How the Economist used social media to launch a new event from scratch
When it comes to marketing an event the Economist has probably a pretty straight forward ride compared to other players in the sector. Such is the pulling power of the brand that a lot of their events are by invite only. However, there still remains the challenge of getting the right people to turn up, and when Michael Oakes, Head of Programmes at the Economist, was tasked with launching a completely new event from scratch this was exactly his main concern
So how do you reach out to a new community that you have little or no connection with? The conference in question, “The Global Crisis of Depression”, incidentally became one of the most successful events for the group in 2014. Michael and his team’s aim was to get the right type of people to the event from different areas – such as policy making, pharmaceuticals, advocacy groups and the corporate sector.
So the team went about the usual preparation: advisory group meetings, leveraging sponsor relationships and launching a direct marketing campaign and so on. Where the campaign really stood out was its approach to social media as a way of connecting with people as well as broadcasting the event beyond the conference venue.
“Social media was a very important element of our campaign”, Michael explains.

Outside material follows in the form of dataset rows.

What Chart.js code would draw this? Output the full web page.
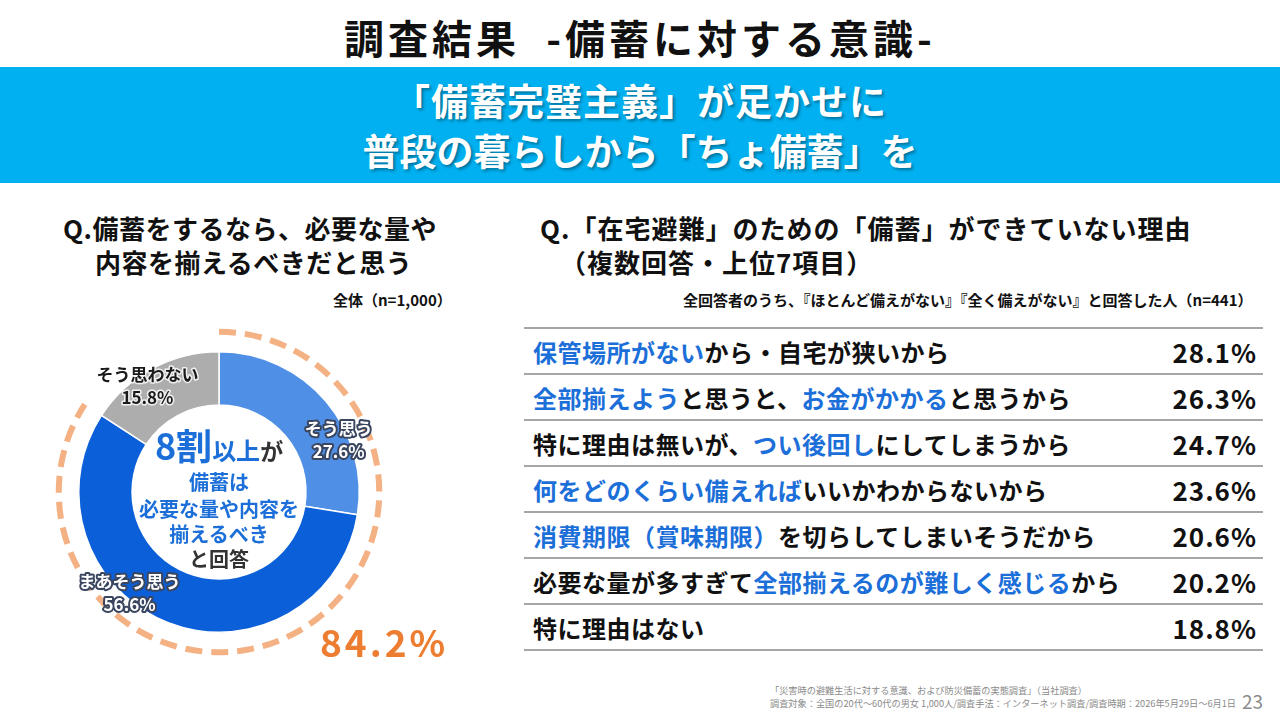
<!DOCTYPE html>
<html lang="ja">
<head>
<meta charset="utf-8">
<script src="https://cdn.jsdelivr.net/npm/chart.js@4.4.1/dist/chart.umd.min.js"></script>
<style>
  html, body { margin: 0; padding: 0; }
  body {
    width: 1280px; height: 720px; position: relative; overflow: hidden;
    background: #fff; font-family: "Noto Sans CJK JP", "Noto Sans", sans-serif; color: #111;
  }
  .abs { position: absolute; white-space: nowrap; }
  #title { left: 0; width: 1280px; top: 10px; text-align: center; font-size: 40px; font-weight: 700; line-height: 54px; letter-spacing: 4px; }
  #banner {
    left: 0; top: 67px; width: 1280px; height: 116px; background: #00B0F0;
    color: #fff; font-weight: 700; font-size: 37px; text-align: center; line-height: 50px;
    text-shadow: 2px 2px 3px rgba(0,0,0,0.35);
  }
  #banner div { position: absolute; left: 0; width: 1280px; }
  .q { font-size: 26px; font-weight: 700; line-height: 34px; }
  .note { font-size: 15px; font-weight: 700; line-height: 20px; }
  #chartBox { left: 0; top: 310px; width: 500px; height: 370px; }
  .center { left: 119px; width: 200px; text-align: center; font-weight: 700; color: #1C6FD8; }
  #total { font-size: 37px; font-weight: 700; color: #ED7D31; letter-spacing: 3px; line-height: 44px; }
  #reasons { left: 524px; top: 327px; width: 739px; border-collapse: collapse; }
  #reasons td { height: 44px; border-bottom: 2px solid #A6A6A6; font-weight: 700; padding: 0; }
  #reasons tr:first-child td { border-top: 2px solid #A6A6A6; }
  #reasons td.lab { font-size: 24px; padding-left: 9px; letter-spacing: 0.5px; }
  #reasons td.val { font-size: 26px; text-align: right; padding-right: 6px; letter-spacing: 1px; }
  .hl { color: #1C6FD8; }
  #foot { left: 770px; top: 684px; font-size: 9.2px; line-height: 13px; color: #8a8a8a; }
  #page { left: 1242px; top: 687px; font-size: 19px; color: #8a8a8a; }
</style>
</head>
<body>
<div id="title" class="abs">調査結果&nbsp;&nbsp;-備蓄に対する意識-</div>
<div id="banner" class="abs">
  <div style="top:8px; letter-spacing:1px;">「備蓄完璧主義」が足かせに</div>
  <div style="top:58px">普段の暮らしから「ちょ備蓄」を</div>
</div>

<div class="abs q" style="left:63px; top:211px; letter-spacing:0.5px;">Q.備蓄をするなら、必要な量や</div>
<div class="abs q" style="left:95px; top:245px; letter-spacing:0.5px;">内容を揃えるべきだと思う</div>
<div class="abs note" style="left:333px; top:290px;">全体（n=1,000）</div>

<div class="abs q" style="left:540px; top:211px; letter-spacing:1px;">Q.「在宅避難」のための「備蓄」ができていない理由</div>
<div class="abs q" style="left:560px; top:245px; letter-spacing:1px;">（複数回答・上位7項目）</div>
<div class="abs note" style="left:683px; top:290px;">全回答者のうち、『ほとんど備えがない』『全く備えがない』と回答した人（n=441）</div>

<div id="chartBox" class="abs"><canvas id="donut"></canvas></div>

<div class="abs center" style="top:419px; line-height:50px;"><span style="font-size:36px">8割</span><span style="font-size:24px">以上</span><span style="font-size:23px; color:#333">が</span></div>
<div class="abs center" style="top:468px; font-size:20px; line-height:27px;">備蓄は</div>
<div class="abs center" style="top:495px; font-size:20px; line-height:27px;">必要な量や内容を</div>
<div class="abs center" style="top:520px; font-size:20px; line-height:27px;">揃えるべき</div>
<div class="abs center" style="top:545px; font-size:20px; line-height:27px; color:#333;">と回答</div>

<div id="total" class="abs" style="left:320px; top:619px;"></div>

<table id="reasons" class="abs"></table>

<div id="foot" class="abs">「災害時の避難生活に対する意識、および防災備蓄の実態調査」（当社調査）<br>調査対象：全国の20代～60代の男女 1,000人/調査手法：インターネット調査/調査時期：2026年5月29日～6月1日</div>
<div id="page" class="abs">23</div>

<script>
// 左：備蓄をするなら必要な量や内容を揃えるべきだと思う（n=1,000）
const answerLabels = ['そう思う', 'まあそう思う', 'そう思わない'];
const answerValues = [27.6, 56.6, 15.8];
const answerColors = ['#4F8FE6', '#0B5FD8', '#ADADAD'];

// 右：備蓄ができていない理由（[ ] は青字の部分）
const reasonLabels = [
    '[保管場所がない]から・自宅が狭いから',
    '[全部揃えよう]と思うと、[お金がかかる]と思うから',
    '特に理由は無いが、[つい後回し]にしてしまうから',
    '[何をどのくらい備えれば]いいかわからないから',
    '[消費期限（賞味期限）]を切らしてしまいそうだから',
    '必要な量が多すぎて[全部揃えるのが難しく感じる]から',
    '特に理由はない'
];
const reasonValues = [28.1, 26.3, 24.7, 23.6, 20.6, 20.2, 18.8];

// ラベルの置き場所（扇形の中での割合、半径に対する割合）
const labelAlong = [0.67, 0.60, 0.40];
const labelRadial = [0.93, 0.96, 0.91];

const table = document.getElementById('reasons');
reasonLabels.forEach((label, i) => {
    const tr = document.createElement('tr');
    const html = label.replace(/\[([^\]]+)\]/g, '<span class="hl">$1</span>');
    tr.innerHTML = `<td class="lab">${html}</td><td class="val">${reasonValues[i].toFixed(1)}%</td>`;
    table.appendChild(tr);
});

document.getElementById('total').textContent = (answerValues[0] + answerValues[1]).toFixed(1) + '%';

const ringPlugin = {
    id: 'ring',
    afterDatasetsDraw(chart) {
        const ctx = chart.ctx;
        const arcs = chart.getDatasetMeta(0).data;
        const first = arcs[0].getProps(['x', 'y', 'startAngle', 'endAngle', 'outerRadius'], true);
        const second = arcs[1].getProps(['endAngle'], true);

        // 「そう思う」+「まあそう思う」を囲む点線
        ctx.save();
        ctx.beginPath();
        ctx.setLineDash([17, 9]);
        ctx.lineWidth = 6;
        ctx.strokeStyle = '#F4B183';
        ctx.arc(first.x, first.y, first.outerRadius + 20, first.startAngle, second.endAngle);
        ctx.stroke();
        ctx.restore();

        // 各扇形のラベル
        arcs.forEach((arc, i) => {
            const p = arc.getProps(['x', 'y', 'startAngle', 'endAngle', 'outerRadius'], true);
            const a = p.startAngle + (p.endAngle - p.startAngle) * labelAlong[i];
            const r = p.outerRadius * labelRadial[i];
            const cx = p.x + Math.cos(a) * r;
            const cy = p.y + Math.sin(a) * r;
            const lines = [answerLabels[i], answerValues[i].toFixed(1) + '%'];
            ctx.save();
            ctx.font = '700 17px "Noto Sans CJK JP"';
            ctx.textAlign = 'center';
            ctx.textBaseline = 'middle';
            ctx.lineJoin = 'round';
            lines.forEach((t, k) => {
                const ty = cy + (k - 0.5) * 23;
                if (i < 2) {
                    ctx.lineWidth = 4;
                    ctx.strokeStyle = '#3a4660';
                    ctx.strokeText(t, cx, ty);
                    ctx.fillStyle = '#fff';
                } else {
                    ctx.lineWidth = 3;
                    ctx.strokeStyle = 'rgba(255,255,255,0.8)';
                    ctx.strokeText(t, cx, ty);
                    ctx.fillStyle = '#1a1a1a';
                }
                ctx.fillText(t, cx, ty);
            });
            ctx.restore();
        });
    }
};

new Chart(document.getElementById('donut'), {
    type: 'doughnut',
    data: {
        labels: answerLabels,
        datasets: [{
            data: answerValues,
            backgroundColor: answerColors,
            borderColor: '#fff',
            borderWidth: 1.5,
            hoverOffset: 0
        }]
    },
    options: {
        responsive: true,
        maintainAspectRatio: false,
        animation: false,
        cutout: '62%',
        layout: { padding: { left: 78, right: 140, top: 41, bottom: 47 } },
        plugins: {
            legend: { display: false },
            tooltip: { enabled: false }
        }
    },
    plugins: [ringPlugin]
});
</script>
</body>
</html>
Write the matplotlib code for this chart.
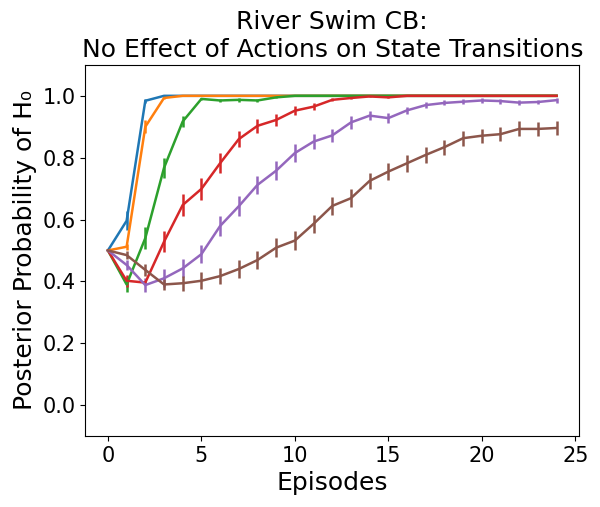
import matplotlib
matplotlib.use("Agg")
import matplotlib.pyplot as plt
import numpy as np

episodes = list(range(25))

blue = [0.5, 0.596, 0.984, 1.0] + [1.0] * 21
blue_err = [0, 0.03, 0.006, 0.002] + [0] * 21

orange = [0.5, 0.512, 0.90, 0.993] + [1.0] * 21
orange_err = [0, 0.01, 0.021, 0.003] + [0] * 21

green = [0.5, 0.39, 0.54, 0.767, 0.917, 0.99, 0.985, 0.987, 0.985, 0.995] + [1.0] * 15
green_err = [0, 0.024, 0.036, 0.032, 0.019, 0.004, 0.006, 0.006, 0.006, 0.002] + [0] * 15

red = [0.5, 0.402, 0.396, 0.528, 0.647, 0.699, 0.782, 0.86, 0.903, 0.922,
       0.952, 0.965, 0.987, 0.993, 0.998, 0.995] + [1.0] * 9
red_err = [0, 0.02, 0.005, 0.034, 0.035, 0.035, 0.032, 0.027, 0.023, 0.019,
           0.015, 0.012, 0.005, 0.003, 0.002, 0.002] + [0] * 9

purple = [0.5, 0.453, 0.388, 0.41, 0.442, 0.488, 0.579, 0.643, 0.712, 0.758,
          0.815, 0.852, 0.872, 0.914, 0.936, 0.928, 0.953, 0.97, 0.977, 0.981,
          0.985, 0.983, 0.978, 0.98, 0.986]
purple_err = [0, 0.016, 0.022, 0.029, 0.029, 0.03, 0.032, 0.033, 0.03, 0.03,
              0.03, 0.025, 0.022, 0.02, 0.015, 0.016, 0.011, 0.009, 0.008, 0.008,
              0.008, 0.008, 0.008, 0.008, 0.008]

brown = [0.5, 0.485, 0.437, 0.39, 0.394, 0.402, 0.417, 0.44, 0.469, 0.509,
         0.532, 0.586, 0.644, 0.669, 0.725, 0.755, 0.782, 0.809, 0.834, 0.863,
         0.871, 0.876, 0.893, 0.893, 0.896]
brown_err = [0, 0.013, 0.019, 0.018, 0.025, 0.028, 0.027, 0.03, 0.03, 0.03,
             0.03, 0.03, 0.03, 0.03, 0.027, 0.027, 0.027, 0.027, 0.024, 0.024,
             0.023, 0.023, 0.024, 0.023, 0.023]

series = [(blue, blue_err), (orange, orange_err), (green, green_err),
          (red, red_err), (purple, purple_err), (brown, brown_err)]

fig = plt.figure(figsize=(6.0, 5.07), dpi=100)
ax = fig.add_axes([0.1425, 0.14, 0.8225, 0.732])
for vals, errs in series:
    ax.errorbar(episodes, vals, yerr=errs, linewidth=1.8, elinewidth=1.8)

ax.set_ylim(-0.1, 1.1)
ax.set_xticks([0, 5, 10, 15, 20, 25])
ax.set_yticks([0.0, 0.2, 0.4, 0.6, 0.8, 1.0])
ax.tick_params(labelsize=15)
ax.set_xlabel("Episodes", fontsize=18)
ax.set_ylabel("Posterior Probability of H\u2080", fontsize=18)
ax.set_title("River Swim CB:\nNo Effect of Actions on State Transitions", fontsize=18)

fig.savefig("out.png", dpi=100)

Via the #depressionsummit hashtag the team created a real stir on Twitter. The team started connecting with speakers via their Twittter handles and on the day the hashtag was actually trending, reaching a massive global audience.
The team also made good use of LinkedIn as a marketing channel. In Michael’s own words: “LinkedIn was very important and the marketing team were very active in joining and targeting relevant groups. For some groups we spoke to the owners, directly asked them to come along and offered discounts to encourage them to promote the event to their members.” Incentivising group owners to amplify the marketing message has been a really effective strategy.
And finally, PR played an instrumental role in creating a buzz around the event. The Economist decided to hire an agency specialised in the subject area, which meant that less time was spent on building the relationships and more on creating impactful content through speaker interviews, features and press releases that followed the industry as well as the general news agenda. “It meant we were jumping on what was happening in the community”, says Michael.
Yes, the Economist brand has enormous pulling power, but what the events team managed to demonstrate was how social media can be used effectively to reach out to new target audiences.